Clearly, an industrial strategy (core business for unions) that accepts the broken rules (union practice since 2008) is not working; enterprise bargaining has been destructive for everyone, even for those who have had some wins under it, and the decline in labour’s share coincides also with a decline in union density and the decline in strike based struggles.
Now, some remarks about what I think is inadequate in Jim’s article.
The concept of “labour share” is actually a superficial way of describing what the “labour share” is all about. The labour share is a measure of exploitation. Exploitation is the core rationale for worker combination and unionism. It works like this. The “labour share” is a proportion of the total wealth produced (however it is measured and who by). But the total wealth produced is entirely dependent on the labour carried out by the workers who receive the “labour share”. The workers only get a part of the total they have produced. The “profit share” itself does not produce new wealth. The total surplus after the “labour share” is extracted, “stolen” sort of, appropriated, “taken” by those who have not produced any of it, from those who have.
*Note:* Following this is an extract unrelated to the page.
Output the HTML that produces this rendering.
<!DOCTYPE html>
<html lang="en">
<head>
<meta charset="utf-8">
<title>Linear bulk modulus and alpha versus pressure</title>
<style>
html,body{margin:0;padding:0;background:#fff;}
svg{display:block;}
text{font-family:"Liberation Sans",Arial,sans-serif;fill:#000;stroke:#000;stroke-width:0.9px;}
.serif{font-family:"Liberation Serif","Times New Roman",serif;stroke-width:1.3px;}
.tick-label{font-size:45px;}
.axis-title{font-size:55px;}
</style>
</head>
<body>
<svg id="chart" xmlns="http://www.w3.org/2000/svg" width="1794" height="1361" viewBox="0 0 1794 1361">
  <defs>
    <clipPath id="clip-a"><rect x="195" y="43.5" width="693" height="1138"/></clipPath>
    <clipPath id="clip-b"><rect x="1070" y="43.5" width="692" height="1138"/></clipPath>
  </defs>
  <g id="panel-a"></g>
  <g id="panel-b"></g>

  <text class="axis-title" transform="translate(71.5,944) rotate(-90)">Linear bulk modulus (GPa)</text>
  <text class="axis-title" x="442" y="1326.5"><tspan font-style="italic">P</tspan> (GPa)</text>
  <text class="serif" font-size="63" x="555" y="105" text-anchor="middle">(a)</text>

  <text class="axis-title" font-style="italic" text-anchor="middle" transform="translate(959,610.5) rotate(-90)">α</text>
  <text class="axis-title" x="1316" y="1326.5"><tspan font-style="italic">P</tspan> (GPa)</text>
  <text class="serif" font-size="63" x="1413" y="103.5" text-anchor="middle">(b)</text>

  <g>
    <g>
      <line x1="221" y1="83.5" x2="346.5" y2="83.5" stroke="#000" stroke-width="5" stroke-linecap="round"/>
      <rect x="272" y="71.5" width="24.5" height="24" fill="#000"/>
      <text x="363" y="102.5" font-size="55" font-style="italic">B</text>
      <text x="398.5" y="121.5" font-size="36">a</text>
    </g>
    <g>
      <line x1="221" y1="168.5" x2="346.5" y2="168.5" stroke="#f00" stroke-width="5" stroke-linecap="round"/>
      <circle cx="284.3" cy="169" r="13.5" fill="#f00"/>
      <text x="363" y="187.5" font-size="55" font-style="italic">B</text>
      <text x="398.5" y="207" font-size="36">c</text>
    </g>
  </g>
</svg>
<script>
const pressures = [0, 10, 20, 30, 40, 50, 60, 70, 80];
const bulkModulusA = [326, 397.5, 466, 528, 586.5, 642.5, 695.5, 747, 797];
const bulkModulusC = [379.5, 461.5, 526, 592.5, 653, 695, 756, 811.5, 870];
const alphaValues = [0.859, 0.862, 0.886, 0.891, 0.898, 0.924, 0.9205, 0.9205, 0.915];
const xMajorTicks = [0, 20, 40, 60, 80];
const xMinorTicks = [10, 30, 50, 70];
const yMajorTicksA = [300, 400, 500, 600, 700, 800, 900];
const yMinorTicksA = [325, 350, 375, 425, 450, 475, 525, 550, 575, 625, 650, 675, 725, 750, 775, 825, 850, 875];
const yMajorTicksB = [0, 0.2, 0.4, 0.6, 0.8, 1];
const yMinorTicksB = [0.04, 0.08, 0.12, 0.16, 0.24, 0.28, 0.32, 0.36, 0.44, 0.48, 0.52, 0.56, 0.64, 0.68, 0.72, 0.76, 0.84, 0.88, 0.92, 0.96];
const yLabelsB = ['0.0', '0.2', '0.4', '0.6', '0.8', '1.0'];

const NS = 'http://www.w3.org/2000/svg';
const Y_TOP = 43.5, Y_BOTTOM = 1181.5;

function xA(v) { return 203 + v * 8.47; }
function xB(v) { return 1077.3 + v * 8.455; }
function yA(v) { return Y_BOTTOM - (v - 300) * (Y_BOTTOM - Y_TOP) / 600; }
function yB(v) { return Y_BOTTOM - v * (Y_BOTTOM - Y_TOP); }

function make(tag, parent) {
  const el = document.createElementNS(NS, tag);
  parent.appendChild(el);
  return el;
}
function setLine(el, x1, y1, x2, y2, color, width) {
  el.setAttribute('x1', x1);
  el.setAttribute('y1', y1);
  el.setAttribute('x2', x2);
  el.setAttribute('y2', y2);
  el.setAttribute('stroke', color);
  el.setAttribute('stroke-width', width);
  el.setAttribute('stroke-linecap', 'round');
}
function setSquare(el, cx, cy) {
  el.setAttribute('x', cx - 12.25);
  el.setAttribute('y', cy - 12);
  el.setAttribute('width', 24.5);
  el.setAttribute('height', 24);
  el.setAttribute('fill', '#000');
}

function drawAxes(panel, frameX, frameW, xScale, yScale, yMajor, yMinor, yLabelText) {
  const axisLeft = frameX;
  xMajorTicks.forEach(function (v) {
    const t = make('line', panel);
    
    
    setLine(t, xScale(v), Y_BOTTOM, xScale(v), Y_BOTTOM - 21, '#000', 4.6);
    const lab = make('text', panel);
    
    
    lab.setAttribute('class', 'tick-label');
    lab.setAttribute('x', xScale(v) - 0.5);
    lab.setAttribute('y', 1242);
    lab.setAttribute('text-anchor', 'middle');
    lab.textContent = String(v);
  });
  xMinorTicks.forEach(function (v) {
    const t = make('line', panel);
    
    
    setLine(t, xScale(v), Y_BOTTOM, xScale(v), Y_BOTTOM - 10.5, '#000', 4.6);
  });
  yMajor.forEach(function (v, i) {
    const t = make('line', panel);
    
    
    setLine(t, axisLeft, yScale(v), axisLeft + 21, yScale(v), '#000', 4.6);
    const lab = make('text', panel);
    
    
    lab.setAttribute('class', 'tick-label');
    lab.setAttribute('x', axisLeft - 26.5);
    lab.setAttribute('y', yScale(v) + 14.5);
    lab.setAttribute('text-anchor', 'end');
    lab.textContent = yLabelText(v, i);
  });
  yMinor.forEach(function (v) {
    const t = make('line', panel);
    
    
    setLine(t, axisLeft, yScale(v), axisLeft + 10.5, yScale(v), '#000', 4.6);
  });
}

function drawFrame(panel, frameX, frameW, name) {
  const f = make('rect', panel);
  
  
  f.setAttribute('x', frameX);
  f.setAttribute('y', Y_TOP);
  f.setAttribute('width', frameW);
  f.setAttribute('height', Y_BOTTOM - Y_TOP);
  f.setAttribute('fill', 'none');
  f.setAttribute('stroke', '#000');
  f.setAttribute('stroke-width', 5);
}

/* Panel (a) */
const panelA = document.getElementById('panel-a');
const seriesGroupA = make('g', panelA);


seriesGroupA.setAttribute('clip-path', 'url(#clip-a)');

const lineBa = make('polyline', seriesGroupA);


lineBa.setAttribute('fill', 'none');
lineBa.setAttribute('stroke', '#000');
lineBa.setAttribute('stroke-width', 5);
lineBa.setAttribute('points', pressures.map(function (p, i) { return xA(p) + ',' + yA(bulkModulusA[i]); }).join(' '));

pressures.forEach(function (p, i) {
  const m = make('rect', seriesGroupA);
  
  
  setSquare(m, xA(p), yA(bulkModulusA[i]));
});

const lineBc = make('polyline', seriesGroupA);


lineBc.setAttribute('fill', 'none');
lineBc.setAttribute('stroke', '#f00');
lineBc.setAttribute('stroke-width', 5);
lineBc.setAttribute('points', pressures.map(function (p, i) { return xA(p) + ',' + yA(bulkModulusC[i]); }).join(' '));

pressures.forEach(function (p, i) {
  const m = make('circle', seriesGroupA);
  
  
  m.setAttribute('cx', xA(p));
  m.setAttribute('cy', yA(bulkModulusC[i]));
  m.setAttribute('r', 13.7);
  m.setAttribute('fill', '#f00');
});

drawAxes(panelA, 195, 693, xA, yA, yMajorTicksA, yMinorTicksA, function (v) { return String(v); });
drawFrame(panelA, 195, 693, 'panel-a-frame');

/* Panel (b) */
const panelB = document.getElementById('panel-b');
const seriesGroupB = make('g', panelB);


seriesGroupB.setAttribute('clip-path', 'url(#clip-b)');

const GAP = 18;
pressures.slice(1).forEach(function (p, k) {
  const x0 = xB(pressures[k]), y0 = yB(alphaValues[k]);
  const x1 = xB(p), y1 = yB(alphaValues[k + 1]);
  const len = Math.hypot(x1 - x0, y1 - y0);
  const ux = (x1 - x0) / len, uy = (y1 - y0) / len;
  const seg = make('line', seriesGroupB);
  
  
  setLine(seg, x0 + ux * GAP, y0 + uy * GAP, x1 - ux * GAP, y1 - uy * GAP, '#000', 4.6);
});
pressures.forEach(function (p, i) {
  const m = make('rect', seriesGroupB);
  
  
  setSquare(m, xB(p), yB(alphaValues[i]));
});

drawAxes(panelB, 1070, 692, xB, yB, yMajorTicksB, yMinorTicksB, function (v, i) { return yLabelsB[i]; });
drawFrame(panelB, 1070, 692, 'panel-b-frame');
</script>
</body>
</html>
Labour compensation therefore exists in relationship to profits. What’s happening to the “labour share” cant be fully understood without fully understanding what’s happening to “the profit share”. The continued downward pressure on wages does have a perverse logic in relationship to profits. There must be something going wrong with profits to require downward pressure on wages. Therefore, what is going wrong?
Jim treats this relationship quite shabbily and, therefore, amid all of the good stuff, he does not arrive at any satisfactory explanation about why both sides of government must help employers push the “labour share” downwards. He cannot describe the “causes” of the problem and that leaves him short on what the strategy could be to deal with it.
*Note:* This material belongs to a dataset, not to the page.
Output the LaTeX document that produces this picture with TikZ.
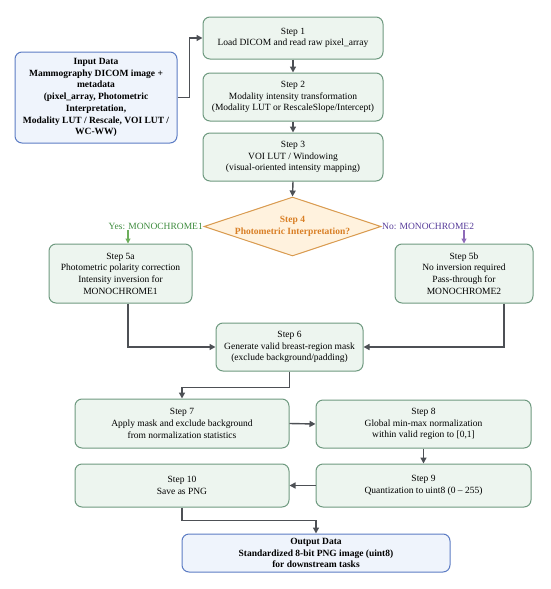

Let’s check this point in another way. At the start of his article Jim refers to a speech made by Philip Lowe, the Governor of Australia’s Reserve Bank, back in 2017. In that speech Lowe expressed concern about a low pay crisis. He repeated that in June 2018 in a speech to about 1000 manufacturing employers organised by the Australian Industry Group.
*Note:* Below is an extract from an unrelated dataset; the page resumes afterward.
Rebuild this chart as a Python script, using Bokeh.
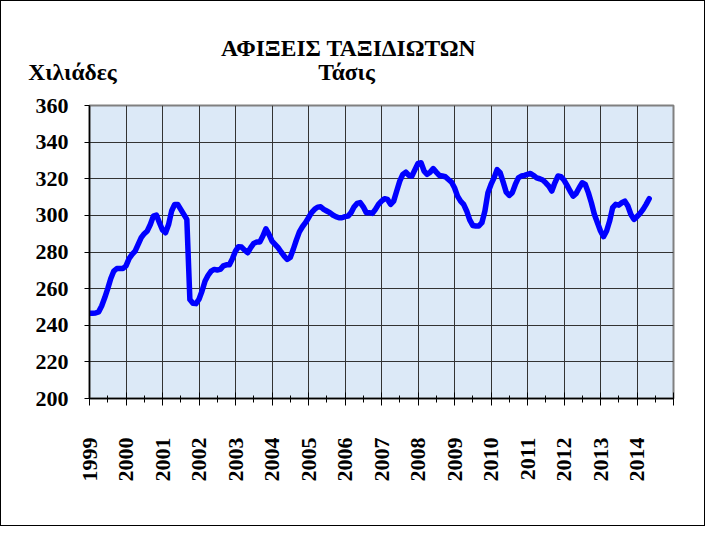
from bokeh.plotting import figure
from bokeh.models import Range1d, FixedTicker
from bokeh.layouts import column
from bokeh.core.properties import value
from bokeh.embed import file_html
from bokeh.resources import INLINE
from math import pi

title_main = "ΑΦΙΞΕΙΣ ΤΑΞΙΔΙΩΤΩΝ"
title_sub = "Τάσις"
unit_label = "Χιλιάδες"

start_year = 1999
end_year = 2015
year_labels = [str(y) for y in range(1999, 2015)]
y_ticks = [200, 220, 240, 260, 280, 300, 320, 340, 360]

# monthly trend values (thousands), Jan 1999 - May 2014
values = [
    246.5, 246.5, 246.7, 247.3, 250.5, 255.0, 260.0, 265.5, 269.6, 271.0, 271.0, 271.0,
    272.4, 276.4, 278.7, 280.5, 284.2, 287.8, 290.0, 291.5, 295.0, 299.6, 300.2, 296.0,
    292.0, 290.5, 295.0, 302.4, 306.0, 306.0, 303.3, 300.5, 297.8, 254.0, 252.0, 251.8,
    254.2, 258.7, 264.2, 267.3, 269.6, 270.5, 270.2, 270.5, 272.4, 273.0, 273.0, 276.4,
    280.5, 282.9, 282.7, 281.0, 279.6, 282.4, 284.7, 285.5, 285.5, 288.7, 292.7, 289.6,
    286.0, 284.2, 282.4, 280.0, 277.8, 276.0, 277.0, 281.5, 286.5, 291.0, 293.8, 296.0,
    298.7, 301.5, 303.3, 304.5, 304.7, 303.3, 302.4, 301.5, 300.2, 299.3, 298.7, 298.7,
    299.3, 299.6, 301.5, 304.7, 306.5, 307.0, 304.7, 301.5, 301.5, 301.1, 303.3, 306.0,
    307.8, 309.1, 308.7, 306.0, 307.8, 313.3, 318.7, 322.4, 323.6, 321.8, 321.5, 325.0,
    328.4, 328.7, 324.2, 322.4, 323.6, 325.5, 323.6, 321.8, 321.5, 321.1, 319.6, 318.2,
    315.1, 310.5, 307.8, 306.0, 302.4, 297.5, 294.5, 294.2, 294.2, 296.0, 302.4, 312.4,
    316.9, 320.5, 325.0, 323.3, 318.2, 312.7, 310.9, 312.4, 316.9, 320.5, 321.5, 321.8,
    322.4, 322.9, 321.8, 320.5, 320.0, 319.3, 317.8, 316.0, 313.3, 317.8, 321.5, 321.1,
    319.3, 316.4, 313.3, 310.5, 312.0, 315.1, 317.8, 316.9, 312.4, 306.9, 300.5, 296.0,
    291.5, 288.4, 291.5, 296.9, 304.2, 306.0, 305.6, 306.9, 307.8, 305.1, 300.5, 297.8,
    299.3, 301.1, 303.3, 306.0, 309.1,
]

x = [start_year + i / 12 for i in range(len(values))]

FONT = "Liberation Serif"
W = 703
HEAD_H = 92

# ---- header strip with the titles (pixel-like coordinates, y downward) ----
head = figure(
    width=W, height=HEAD_H, output_backend="svg", toolbar_location=None,
    x_range=Range1d(0, W), y_range=Range1d(HEAD_H, 0),
    min_border=0, x_axis_type=None, y_axis_type=None,
    background_fill_color="white", border_fill_color="white",
)
head.frame_align = False
head.title.visible = False
head.outline_line_color = None
head.grid.visible = False
txt = dict(text_align="center", text_baseline="alphabetic", text_font=value(FONT),
           text_font_style="bold", text_font_size="23.5px", text_color="black")
head.text(x=[347], y=[46], text=[title_main], **txt)
head.text(x=[345], y=[70], text=[title_sub], **txt)
head.text(x=[71], y=[70], text=[unit_label], **txt)

# ---- main chart ----
p = figure(
    width=W, height=432,
    output_backend="svg", toolbar_location=None,
    x_range=Range1d(start_year, end_year), y_range=Range1d(y_ticks[0], y_ticks[-1]),
    min_border_left=88, min_border_right=31, min_border_top=12, min_border_bottom=127,
    background_fill_color="#dce9f7", border_fill_color="white",
)
p.frame_align = False
p.title.visible = False

p.line(x, values, line_color="#0000ff", line_width=5.5, line_join="round", line_cap="round")

xticks = list(range(start_year, end_year + 1))
p.xaxis.ticker = FixedTicker(ticks=xticks, minor_ticks=[y + 0.5 for y in range(start_year, end_year)])
overrides = {y: lab for y, lab in zip(range(1999, 2015), year_labels)}
overrides[end_year] = ""
p.xaxis.major_label_overrides = overrides
p.xaxis.major_label_orientation = pi / 2
p.xaxis.major_label_standoff = 32
p.xaxis.major_tick_in = 6
p.xaxis.major_tick_out = 7
p.xaxis.minor_tick_in = 3
p.xaxis.minor_tick_out = 4
p.xaxis.minor_tick_line_color = "black"

p.yaxis.ticker = FixedTicker(ticks=y_ticks)
p.yaxis.major_label_standoff = 16
p.yaxis.major_tick_in = 0
p.yaxis.major_tick_out = 5
p.yaxis.minor_tick_line_color = None

for ax in (p.xaxis, p.yaxis):
    ax.axis_line_color = "black"
    ax.axis_line_width = 1.5
    ax.major_tick_line_color = "black"
    ax.major_label_text_font = FONT
    ax.major_label_text_font_style = "bold"
    ax.major_label_text_font_size = "22px"
    ax.major_label_text_color = "black"

p.xgrid.ticker = FixedTicker(ticks=xticks)
p.ygrid.ticker = FixedTicker(ticks=y_ticks)
p.grid.grid_line_color = "#333333"
p.grid.grid_line_width = 1

p.outline_line_color = "#808080"
p.outline_line_width = 2

layout = column(head, p, spacing=0)
layout.styles = {"border": "1px solid #000000"}

open("out.html", "w").write(file_html(layout, INLINE))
We can say this for sure: if you asked those 1000 odd employers what their prime obsession is, the answer would be profits. In their heads, listening to the Governor, they would be thinking through this question: “What does his message about wages mean for my profits, especially my profits relative to the capital I already own?”
This is the real world that workers must confront.
What is lost on the Reserve Bank Governor (at least in public), but not to employers, is that wages can only be understood properly in relationship to profits and the fixed capital that the labour (paid for with wages) brings to life to create new wealth, including those profits. (Among other things you might have noticed that he suggests workers ask for more, I guess just like Oliver Twist, and that employers should give them something. He does not call for industrial struggle.)
Its a worry for our movement when Jim and so many other labour (and environmental) economists make the same mistake. I look forward to reading the other articles to see if this mistake is remedied.
If we know what is happening to profitability we get a clearer sense of why there is a long term downward drive on wages. We are then truly analysing the problem and opening up the prospects of a strategy to deal with it.